The committee also discussed the slight increase in the cost of inspection and the benefits of this action for handlers, consumers, and producers. Typically, nuts removed from materially changed lots are blended into other lots of uninspected inshell pistachios, shelled out into kernels, dyed or color-coated, or discarded. Very few inshell pistachios are discarded, as handlers typically further process the nuts to obtain as many marketable nuts as possible.

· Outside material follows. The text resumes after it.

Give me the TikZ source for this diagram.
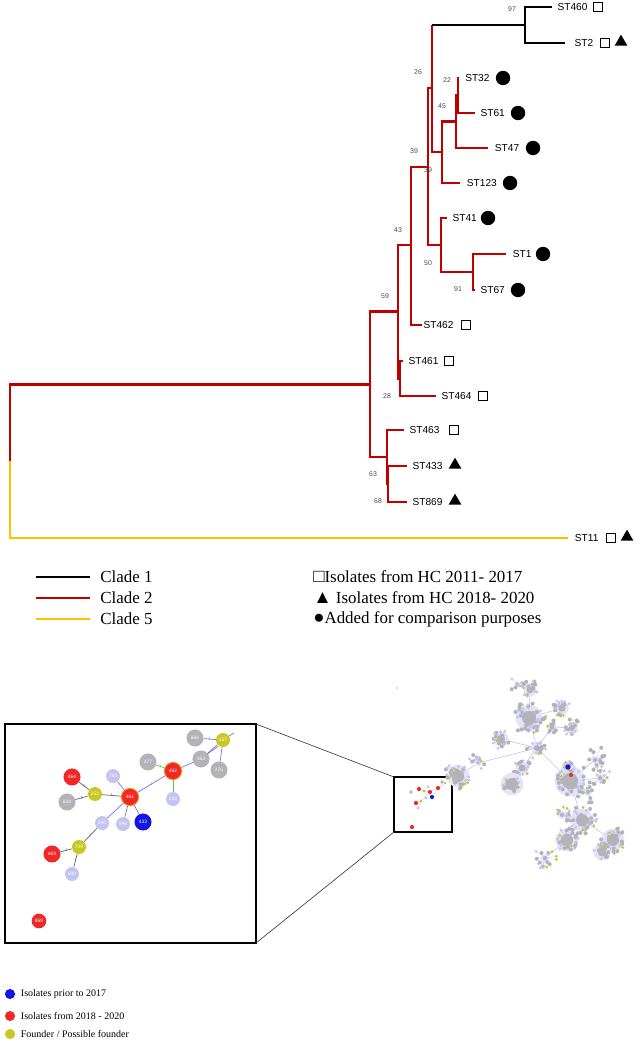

Closed-shell pistachios that are not blended into other uninspected lots are typically shelled out into kernels. Kernels are marketed on average of $1.00 per pound on the domestic market and can be marketed in some export markets for $2.00 to $3.00 per pound. Ordinarily, the dark-stained pistachios that are not blended into other uninspected lots are dyed or color-coated and are marketed for $2.00 per pound in the domestic market, slightly less than the price received for natural condition, inshell pistachios. Dyed or color-coated nuts occasionally can be marketed in export markets, as well. The committee mentioned that the cost of resorting and resizing lots varies from lot to lot, and that such costs are dependent upon whether the product is hand sorted or mechanically sorted, the size of the lot, the percentage of the lot removed, and other similar factors. The committee believes that the overall handler cost for resorting and/or resizing such lots is typically insignificant compared to the prices received for better quality lots.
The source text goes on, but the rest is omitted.